Problem to work on
Look for "standalone" in each line of the entries, and return the matching lines.
+ + +
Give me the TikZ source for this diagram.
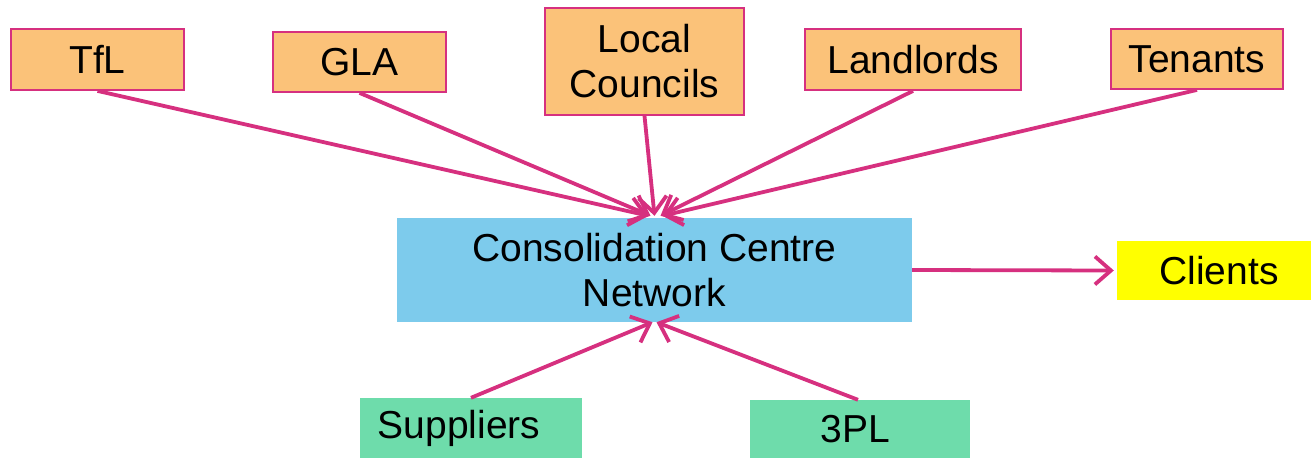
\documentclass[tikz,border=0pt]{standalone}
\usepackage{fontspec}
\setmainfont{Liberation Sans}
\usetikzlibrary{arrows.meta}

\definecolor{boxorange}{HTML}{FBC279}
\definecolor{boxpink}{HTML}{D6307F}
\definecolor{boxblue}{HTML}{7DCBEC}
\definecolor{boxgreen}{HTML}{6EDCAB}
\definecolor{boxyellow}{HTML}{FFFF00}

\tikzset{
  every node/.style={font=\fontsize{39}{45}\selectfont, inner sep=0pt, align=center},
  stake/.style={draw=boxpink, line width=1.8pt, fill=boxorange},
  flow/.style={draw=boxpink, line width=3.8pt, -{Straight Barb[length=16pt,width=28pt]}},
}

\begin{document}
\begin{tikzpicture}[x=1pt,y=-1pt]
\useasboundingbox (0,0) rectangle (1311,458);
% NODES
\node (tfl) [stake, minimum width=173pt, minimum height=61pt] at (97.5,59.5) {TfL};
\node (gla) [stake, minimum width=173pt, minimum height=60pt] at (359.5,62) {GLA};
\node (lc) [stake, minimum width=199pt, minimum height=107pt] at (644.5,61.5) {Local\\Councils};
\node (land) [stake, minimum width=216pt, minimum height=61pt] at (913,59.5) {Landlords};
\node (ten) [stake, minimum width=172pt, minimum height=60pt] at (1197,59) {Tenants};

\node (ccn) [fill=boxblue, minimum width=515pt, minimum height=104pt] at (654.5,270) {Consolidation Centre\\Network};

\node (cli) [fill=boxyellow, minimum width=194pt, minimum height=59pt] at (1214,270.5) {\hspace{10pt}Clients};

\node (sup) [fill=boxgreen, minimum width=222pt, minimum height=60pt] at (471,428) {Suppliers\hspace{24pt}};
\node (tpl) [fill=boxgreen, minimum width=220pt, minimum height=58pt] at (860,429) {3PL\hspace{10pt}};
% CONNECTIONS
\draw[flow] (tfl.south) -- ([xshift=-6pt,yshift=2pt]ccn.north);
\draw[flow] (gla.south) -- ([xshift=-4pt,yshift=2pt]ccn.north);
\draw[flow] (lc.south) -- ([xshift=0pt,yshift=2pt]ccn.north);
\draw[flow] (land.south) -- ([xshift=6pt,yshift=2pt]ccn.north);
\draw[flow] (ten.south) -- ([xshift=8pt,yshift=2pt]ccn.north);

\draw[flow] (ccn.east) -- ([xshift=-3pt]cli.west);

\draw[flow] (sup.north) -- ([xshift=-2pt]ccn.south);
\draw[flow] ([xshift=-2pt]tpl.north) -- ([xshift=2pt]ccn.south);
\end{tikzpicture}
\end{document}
+ + +
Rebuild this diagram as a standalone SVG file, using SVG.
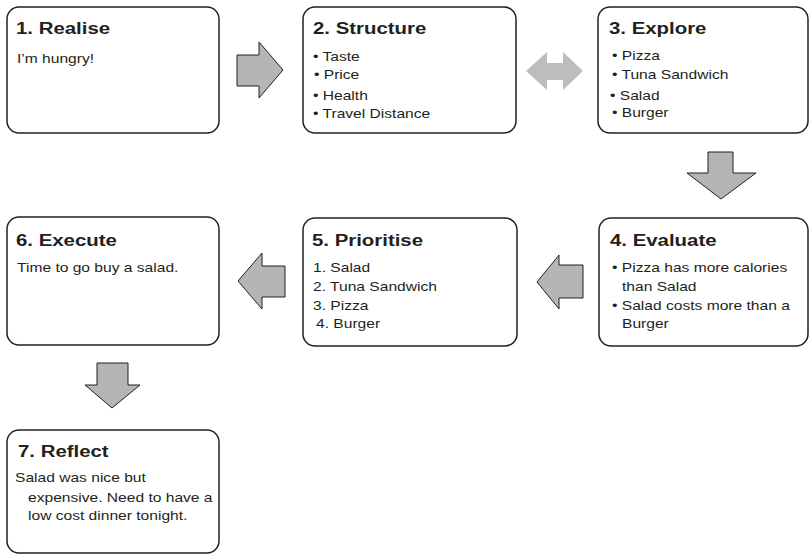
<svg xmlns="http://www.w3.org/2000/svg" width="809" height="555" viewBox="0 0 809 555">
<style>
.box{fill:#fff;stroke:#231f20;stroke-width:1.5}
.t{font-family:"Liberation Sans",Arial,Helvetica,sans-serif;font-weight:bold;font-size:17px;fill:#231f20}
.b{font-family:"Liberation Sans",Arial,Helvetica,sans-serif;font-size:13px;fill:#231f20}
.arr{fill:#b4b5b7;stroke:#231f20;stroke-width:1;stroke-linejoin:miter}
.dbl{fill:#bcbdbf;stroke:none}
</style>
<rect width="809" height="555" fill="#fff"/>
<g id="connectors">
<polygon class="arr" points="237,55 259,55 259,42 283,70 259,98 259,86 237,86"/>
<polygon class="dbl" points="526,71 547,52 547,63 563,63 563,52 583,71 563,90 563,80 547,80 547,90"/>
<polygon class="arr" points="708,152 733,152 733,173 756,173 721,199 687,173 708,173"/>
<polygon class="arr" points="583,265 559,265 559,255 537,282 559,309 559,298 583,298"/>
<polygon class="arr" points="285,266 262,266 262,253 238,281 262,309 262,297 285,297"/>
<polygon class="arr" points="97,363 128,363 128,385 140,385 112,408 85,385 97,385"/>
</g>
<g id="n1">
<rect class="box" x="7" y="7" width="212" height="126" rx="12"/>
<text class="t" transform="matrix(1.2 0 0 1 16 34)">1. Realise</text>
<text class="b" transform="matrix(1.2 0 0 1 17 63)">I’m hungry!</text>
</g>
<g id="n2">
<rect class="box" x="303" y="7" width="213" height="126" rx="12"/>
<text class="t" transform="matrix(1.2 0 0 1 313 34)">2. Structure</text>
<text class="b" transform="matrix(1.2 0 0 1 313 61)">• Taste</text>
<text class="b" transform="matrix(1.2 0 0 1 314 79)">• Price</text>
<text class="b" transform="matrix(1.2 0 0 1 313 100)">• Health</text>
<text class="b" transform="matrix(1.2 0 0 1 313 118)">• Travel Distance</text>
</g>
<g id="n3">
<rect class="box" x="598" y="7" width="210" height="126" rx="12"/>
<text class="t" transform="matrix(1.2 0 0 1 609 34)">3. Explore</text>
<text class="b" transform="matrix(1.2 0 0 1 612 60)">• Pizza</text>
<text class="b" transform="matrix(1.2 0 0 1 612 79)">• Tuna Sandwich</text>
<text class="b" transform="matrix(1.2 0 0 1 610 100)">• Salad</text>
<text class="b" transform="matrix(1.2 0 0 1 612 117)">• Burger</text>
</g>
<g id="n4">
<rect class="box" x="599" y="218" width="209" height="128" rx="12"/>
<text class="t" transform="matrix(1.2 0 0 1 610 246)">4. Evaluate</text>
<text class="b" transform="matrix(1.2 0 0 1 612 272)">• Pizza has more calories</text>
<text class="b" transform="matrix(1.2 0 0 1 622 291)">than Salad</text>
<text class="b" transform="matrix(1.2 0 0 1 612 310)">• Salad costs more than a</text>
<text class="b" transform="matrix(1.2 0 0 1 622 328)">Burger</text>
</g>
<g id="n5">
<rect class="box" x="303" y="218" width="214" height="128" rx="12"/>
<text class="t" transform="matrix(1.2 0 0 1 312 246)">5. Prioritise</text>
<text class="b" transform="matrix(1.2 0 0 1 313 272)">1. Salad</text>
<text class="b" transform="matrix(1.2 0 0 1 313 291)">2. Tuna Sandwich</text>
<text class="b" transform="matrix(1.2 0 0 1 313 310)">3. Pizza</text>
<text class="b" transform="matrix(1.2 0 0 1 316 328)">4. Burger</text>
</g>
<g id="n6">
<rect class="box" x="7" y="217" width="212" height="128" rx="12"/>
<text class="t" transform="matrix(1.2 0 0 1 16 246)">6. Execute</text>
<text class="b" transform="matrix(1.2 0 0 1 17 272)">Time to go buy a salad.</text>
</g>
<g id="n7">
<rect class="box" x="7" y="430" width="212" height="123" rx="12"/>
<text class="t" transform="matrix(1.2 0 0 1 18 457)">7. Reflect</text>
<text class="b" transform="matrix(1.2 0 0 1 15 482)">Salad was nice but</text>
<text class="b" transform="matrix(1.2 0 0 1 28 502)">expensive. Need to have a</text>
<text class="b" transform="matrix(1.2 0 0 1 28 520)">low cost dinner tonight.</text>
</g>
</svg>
+ + +
The response
\documentclass[tikz,border=0pt]{standalone}
Rebuild this diagram as a standalone SVG file, using SVG.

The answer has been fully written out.